We know how savagely Obama can cut Trump down to size—and how much he thrills in doing so. We know what a happy-go-lucky campaigner he is and how dazzlingly he can command a crowd. On policy, he and Hillary are sufficiently interchangeable that their primary fight in 2008 essentially boiled down to character. And speaking of character….well, regardless of whether the allegations about Clinton’s secrecy and paranoia are warranted, Obama has faced no such charges in any way, shape or form. He may be controversial on policy, but on personal morality he is beyond reproach.
This doesn’t mean that Hillary can’t still pull this thing out, or that she wouldn’t make a perfectly decent commander-in-chief. And it certainly doesn’t mean that an Obama-Trump race wouldn’t feature a thousand and one glittering distractions, yielding a much more competitive race than anyone could’ve thought possible.
All the same, there’s no way around the fact that Hillary’s proverbial “baggage” is the only thing preventing the 2016 election from being something close to a cakewalk. Her penchant for concealing the truth has made Trump’s own dishonestly slightly more palatable, while her de facto tolerance for her husband’s philandering has—in the minds of our dumb electorate—all but neutralized the flagrant and appalling misogyny of her cynical, vacuous opponent.

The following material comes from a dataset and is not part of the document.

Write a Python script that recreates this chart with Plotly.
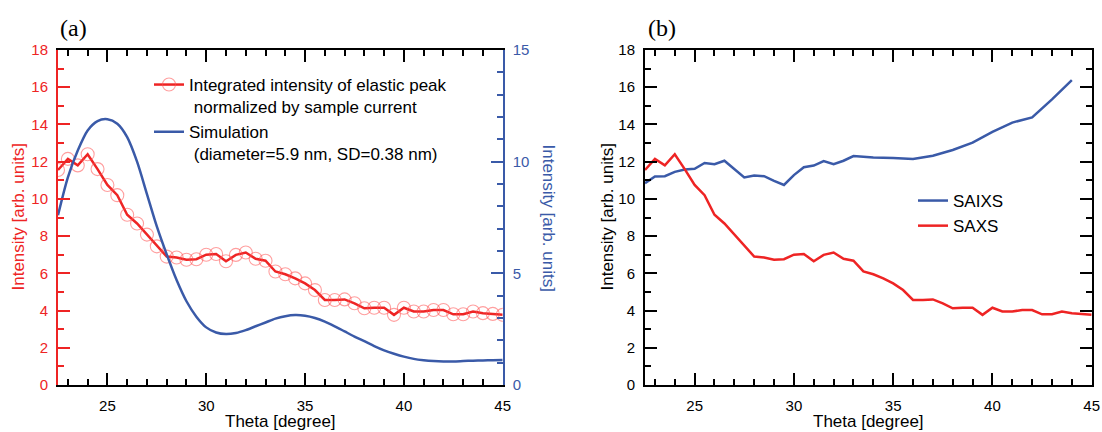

It would be nice if a greater number of Americans could distinguish unscrupulousness from outright villainy, or could appreciate the difference between trashing your husband’s mistresses and trashing every woman you’ve ever met.
Then again, it would also be nice to live in a country that overwhelmingly recognized Donald Trump as the greedy, selfish, emotionally stunted man-child that he is, and thus never nominated him for president in the first place.
But apparently that country is unavailable this year, so instead we have to pretend that all sexual and ethical peccadilloes are created equal and that it makes total effing sense that the party of “family values” and “Christian conservatives” would ally with—and defend—a twice-divorced beauty pageant guru who cusses like a sailor and refers to the communion wafer as “my little cracker.”
As a non-Republican, I of course find this hilarious, just as I assume every true blue conservative finds it repulsive. For all that is wrong with the Democratic Party as a political organization, it nonetheless always manages to nominate for president an intelligent, clever, empathetic, even-tempered public servant; never in my lifetime has it succumbed to someone like Donald Trump—a fact that will have to serve as silver lining for the dumb rule that prevents any party from simply nominating the same guy over and over again until we’re actually sick of him.